§ Description of the task: Below is a listing to write out in full, exactly as given, without its pictures.

§ Supplied information:
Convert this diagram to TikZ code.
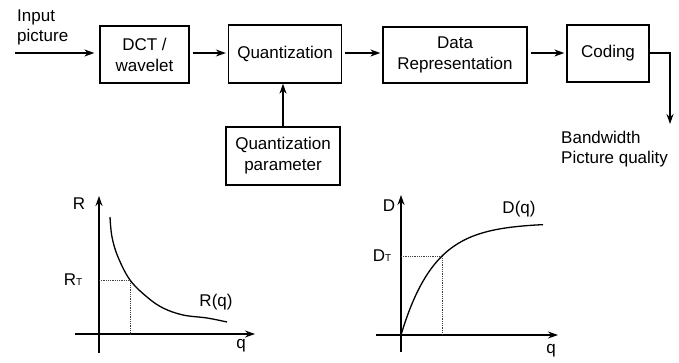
\documentclass[tikz,border=0pt]{standalone}
\usepackage{fontspec}
\setmainfont{Liberation Sans}
\usetikzlibrary{arrows.meta}
\begin{document}
\begin{tikzpicture}[x=1pt,y=-1pt,
  blk/.style={draw, line width=1.3pt, align=center, inner sep=0pt, font=\fontsize{17}{21}\selectfont},
  arr/.style={line width=1.3pt, -{Stealth[length=10pt,width=7pt]}},
  lbl/.style={font=\fontsize{17}{20}\selectfont, inner sep=0pt},
  axis/.style={line width=1.3pt, -{Stealth[length=10pt,width=7pt]}},
  guide/.style={densely dotted, line width=0.8pt, black!75},
  curve/.style={line width=1.3pt}]
\useasboundingbox (0,0) rectangle (679,363);
% blocks
\node[blk, minimum width=89pt, minimum height=57pt] (dct) at (144.5,54.5) {DCT /\\wavelet};
\node[blk, minimum width=113pt, minimum height=58pt] (quant) at (285,54) {Quantization};
\node[blk, minimum width=144pt, minimum height=56pt] (data) at (455,55) {Data\\Representation};
\node[blk, minimum width=82pt, minimum height=57pt] (coding) at (608,53.5) {Coding};
\node[blk, minimum width=114pt, minimum height=58pt] (qp) at (283,156) {Quantization\\parameter};
% texts
\node[lbl, align=left, anchor=west] (inp) at (17,27) {Input\\picture};
\node[lbl, align=left, anchor=north west] (bw) at (561,131) {Bandwidth\\Picture quality};
% connectors
\coordinate (instart) at (15,53);
\draw[arr, shorten >=5pt] (instart) -- (instart -| dct.west);
\draw[arr, shorten <=3pt, shorten >=2pt] (dct.east |- 0,53) -- (quant.west |- 0,53);
\draw[arr, shorten <=3pt, shorten >=2pt] (quant.east |- 0,53) -- (data.west |- 0,53);
\draw[arr, shorten <=3pt, shorten >=2pt] (data.east |- 0,53) -- (coding.west |- 0,53);
\draw[arr] (qp.north) -- (qp.north |- quant.south);
\coordinate (out) at (670,124);
\draw[arr] (coding.east |- 0,53) -| (out);
% left graph R(q)
\coordinate (Ryb) at (99,353);
\coordinate (Ryt) at (99,196);
\coordinate (Rxl) at (75,334);
\coordinate (Rxr) at (255,334);
\draw[axis] (Ryb) -- (Ryt);
\draw[axis] (Rxl) -- (Rxr);
\coordinate (RP) at (130,280);
\draw[guide] (RP -| Ryb) -- (RP) -- (RP |- Rxl);
\draw[curve] plot[smooth, tension=0.6] coordinates {(110,217) (112,237) (118,257) (RP) (147,297) (163,308) (183,315) (207,318) (227,322)};
\node[lbl] (Rl) at (79,204) {R};
\node[lbl] (RTl) at (73,280) {R{\fontsize{10}{10}\selectfont T}};
\node[lbl] (Rq) at (216,302) {R(q)};
\node[lbl] (Rxq) at (241,346) {q};
% right graph D(q)
\coordinate (Dyb) at (401,352);
\coordinate (Dyt) at (401,195);
\coordinate (Dxl) at (376,335);
\coordinate (Dxr) at (558,335);
\draw[axis] (Dyb) -- (Dyt);
\draw[axis] (Dxl) -- (Dxr);
\coordinate (DP) at (442,256);
\draw[guide] (DP -| Dyb) -- (DP) -- (DP |- Dxl);
\draw[curve] plot[smooth, domain=401:543, samples=60] (\x, {335-112*(1-exp(-(\x-401)/33.6))});
\node[lbl] (Dl) at (389,206) {D};
\node[lbl] (DTl) at (382,256) {D{\fontsize{10}{10}\selectfont T}};
\node[lbl] (Dq) at (519,209) {D(q)};
\node[lbl] (Dxq) at (551,351) {q};
\end{tikzpicture}
\end{document}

§ Complete response:
Convert this diagram to TikZ code.
\documentclass[tikz,border=0pt]{standalone}
\usepackage{fontspec}
\setmainfont{Liberation Sans}
\usetikzlibrary{arrows.meta}
\begin{document}
\begin{tikzpicture}[x=1pt,y=-1pt,
  blk/.style={draw, line width=1.3pt, align=center, inner sep=0pt, font=\fontsize{17}{21}\selectfont},
  arr/.style={line width=1.3pt, -{Stealth[length=10pt,width=7pt]}},
  lbl/.style={font=\fontsize{17}{20}\selectfont, inner sep=0pt},
  axis/.style={line width=1.3pt, -{Stealth[length=10pt,width=7pt]}},
  guide/.style={densely dotted, line width=0.8pt, black!75},
  curve/.style={line width=1.3pt}]
\useasboundingbox (0,0) rectangle (679,363);
% blocks
\node[blk, minimum width=89pt, minimum height=57pt] (dct) at (144.5,54.5) {DCT /\\wavelet};
\node[blk, minimum width=113pt, minimum height=58pt] (quant) at (285,54) {Quantization};
\node[blk, minimum width=144pt, minimum height=56pt] (data) at (455,55) {Data\\Representation};
\node[blk, minimum width=82pt, minimum height=57pt] (coding) at (608,53.5) {Coding};
\node[blk, minimum width=114pt, minimum height=58pt] (qp) at (283,156) {Quantization\\parameter};
% texts
\node[lbl, align=left, anchor=west] (inp) at (17,27) {Input\\picture};
\node[lbl, align=left, anchor=north west] (bw) at (561,131) {Bandwidth\\Picture quality};
% connectors
\coordinate (instart) at (15,53);
\draw[arr, shorten >=5pt] (instart) -- (instart -| dct.west);
\draw[arr, shorten <=3pt, shorten >=2pt] (dct.east |- 0,53) -- (quant.west |- 0,53);
\draw[arr, shorten <=3pt, shorten >=2pt] (quant.east |- 0,53) -- (data.west |- 0,53);
\draw[arr, shorten <=3pt, shorten >=2pt] (data.east |- 0,53) -- (coding.west |- 0,53);
\draw[arr] (qp.north) -- (qp.north |- quant.south);
\coordinate (out) at (670,124);
\draw[arr] (coding.east |- 0,53) -| (out);
% left graph R(q)
\coordinate (Ryb) at (99,353);
\coordinate (Ryt) at (99,196);
\coordinate (Rxl) at (75,334);
\coordinate (Rxr) at (255,334);
\draw[axis] (Ryb) -- (Ryt);
\draw[axis] (Rxl) -- (Rxr);
\coordinate (RP) at (130,280);
\draw[guide] (RP -| Ryb) -- (RP) -- (RP |- Rxl);
\draw[curve] plot[smooth, tension=0.6] coordinates {(110,217) (112,237) (118,257) (RP) (147,297) (163,308) (183,315) (207,318) (227,322)};
\node[lbl] (Rl) at (79,204) {R};
\node[lbl] (RTl) at (73,280) {R{\fontsize{10}{10}\selectfont T}};
\node[lbl] (Rq) at (216,302) {R(q)};
\node[lbl] (Rxq) at (241,346) {q};
% right graph D(q)
\coordinate (Dyb) at (401,352);
\coordinate (Dyt) at (401,195);
\coordinate (Dxl) at (376,335);
\coordinate (Dxr) at (558,335);
\draw[axis] (Dyb) -- (Dyt);
\draw[axis] (Dxl) -- (Dxr);
\coordinate (DP) at (442,256);
\draw[guide] (DP -| Dyb) -- (DP) -- (DP |- Dxl);
\draw[curve] plot[smooth, domain=401:543, samples=60] (\x, {335-112*(1-exp(-(\x-401)/33.6))});
\node[lbl] (Dl) at (389,206) {D};
\node[lbl] (DTl) at (382,256) {D{\fontsize{10}{10}\selectfont T}};
\node[lbl] (Dq) at (519,209) {D(q)};
\node[lbl] (Dxq) at (551,351) {q};
\end{tikzpicture}
\end{document}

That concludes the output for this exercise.